1.5.3.4 Diazepam induced sleep – A large number of substances are able to either stimulate the CNS and cause excitation or cause a decrease in activity thereby producing drowsiness, thus indicating sedation and CNS depression. Standard drugs such as diazepam act selectively on GABAA receptor, which mediates fast inhibitory synaptic transmission throughout the central nervous system (Ngo Bum et al., 2012). The sedative property of a plant can be confirmed by its ability to potentiate the duration of diazepam induced sleep (Ngoupaye et al., 2013).
1.5.4 Pain Studies
Orofacial formalin test – This method assesses visceral pain response and is considered an acceptable representation of clinical pain in comparison to methods which elicit thermal pain e.g. hot plate (Besra et al., 1996, Morrow et al., 1998). The orofacial region is one of the most densely innervated areas of the body by the trigeminal nerve which focuses some of the most acute pain. It is the site of frequent chronic and referred pains such as migraine (Munoz et al., 2010). Increased pain in response to noxious stimulation following peripheral tissue injury depends on an increase in the sensitivity of primary afferent nociceptors at the site of injury i.e peripheral sensitization and on an increase in the excitability of neurons in the CNS i.e central sensitization (Coderrre and Melzack, 1992). The acetic acid induced abdominal writhing assesses peripheral anti-nociceptive activity (Wani et al., 2012). Carageenan induced hyperalgesia which exhibits a biphasic response is a method that assess inflammatory pain without any injury to the inflamed tissue (Gill et al., 2013).

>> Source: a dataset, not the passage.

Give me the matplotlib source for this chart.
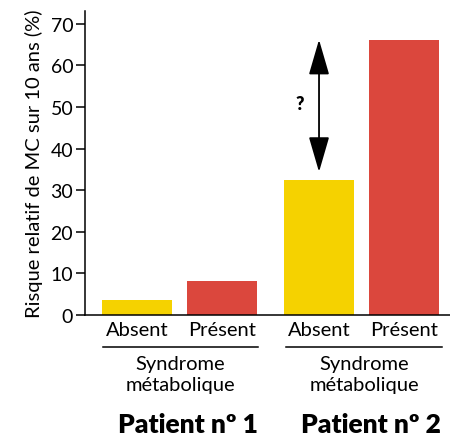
import matplotlib
matplotlib.use("Agg")
import matplotlib.pyplot as plt
from matplotlib.transforms import blended_transform_factory
from matplotlib.patches import FancyArrowPatch

categories = ["Absent", "Présent", "Absent", "Présent"]
values = [3.6, 8.2, 32.5, 66.2]
colors = ["#F5D200", "#DB473D", "#F5D200", "#DB473D"]
group_label = "Syndrome\nmétabolique"
patients = ["Patient nº 1", "Patient nº 2"]
yticks = [0, 10, 20, 30, 40, 50, 60, 70]
ylabel = "Risque relatif de MC sur 10 ans (%)"
arrow_range = [34.4, 66.2]
question = "?"

plt.rcParams['font.family'] = ['Lato', 'DejaVu Sans']

W, H = 450, 439
fig = plt.figure(figsize=(W/100, H/100), dpi=100)
ax = fig.add_axes([85/W, 1-316/H, 1-85/W, (316-12)/H])

xpos = [0.743, 1.957, 3.343, 4.557]
ax.bar(xpos, values, width=1.0, color=colors)
ax.set_xlim(0, 5.214)
ax.set_ylim(0, 73.1)
ax.set_yticks(yticks)
ax.set_xticks([])
for s in ["top", "right"]:
    ax.spines[s].set_visible(False)
for s in ["left", "bottom"]:
    ax.spines[s].set_linewidth(1.1)
ax.tick_params(axis='y', length=6.5, width=1.1, labelsize=14, pad=2)
ax.set_ylabel(ylabel, fontsize=14.5, labelpad=5)

# arrow
arr = FancyArrowPatch((xpos[2], arrow_range[0]), (xpos[2], arrow_range[1]),
                      arrowstyle="<|-|>,head_length=1.1,head_width=0.32",
                      mutation_scale=20, color="black", lw=1.3, shrinkA=0, shrinkB=0)
ax.add_patch(arr)
ax.text(xpos[2]-0.27, 50.8, question, fontsize=13, fontweight='heavy', ha='center', va='center')

tr = blended_transform_factory(ax.transData, fig.transFigure)
def fy(py):
    return 1 - py/H

for x, c in zip(xpos, categories):
    ax.text(x, fy(331), c, transform=tr, ha='center', va='center', fontsize=14.5)

lines = [(0.257, 2.471), (2.871, 5.10)]
for (x0, x1) in lines:
    ax.plot([x0, x1], [fy(348), fy(348)], transform=tr, color='black', lw=1.1, clip_on=False)
    xc = (x0 + x1)/2
    ax.text(xc, fy(375), group_label, transform=tr, ha='center', va='center',
            fontsize=14.5, linespacing=1.25)

for xc, p in zip([1.471, 4.086], patients):
    ax.text(xc, fy(425), p, transform=tr, ha='center', va='center',
            fontsize=19, fontweight='heavy')

fig.savefig("out.png", dpi=100)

1.5.5 Anti-Convulsant studies
An evaluation of the potential pro and anti convulsant potential of a test compound is often included in the CNS safety pharmacology of drugs. These tests can identify the convulsant/anticonvulsant effects of novel compounds. The pentylenetetrazole test is a primary test that identifies compounds that prevent and/ raise seizures threshold (White, 1999).
1.6. Aim/Objectiv
The aim of the sudy is to investigate the anxiolytic effects of the leaf extracts of Mitracarpus villosus (MV) and its active fractions(s) in rodents.
1.6.1. Specific Objectives
The specific objectives of this study are to:
- Determine the constituents of the leaf extract of Mitracarpus villosus and its fraction using phytochemical analysis.
- Carry out preliminary/pilot tests to determine the effect of the hexane, methanol and ethylacetate leaf extracts of Mitracarpus villosus on diazepam induced sleep, hole-board and staircase test in mice.
- Evaluate the safety profile of the most active fraction of Mitracarpus villosus leaf by means of acute toxicity (LD50) and sub-chronic toxicity testing of the extract
- Examine the anxiolytic effects of the ethylacetate extract of Mitracarpus villosus and its active fraction using Hole-board, Open Field Test, Staircase test, Light/dark Box and Elevated PlusMaze.
- Elucidate the possible mechanism(s) underlying the anxiolytic actions of the ethylacetate leaf extract of Mitracarpus villosusif any by interaction with antagonists.
- Test the effects of theethylacetate leaf extract of Mitracarpus villosus on pain, inflammation and pyrexia.
1.7 Research Hypothesis
The plant Mitracarpus villosus contains pharmacologically active principles with anxiolytic effects and it is non-toxic.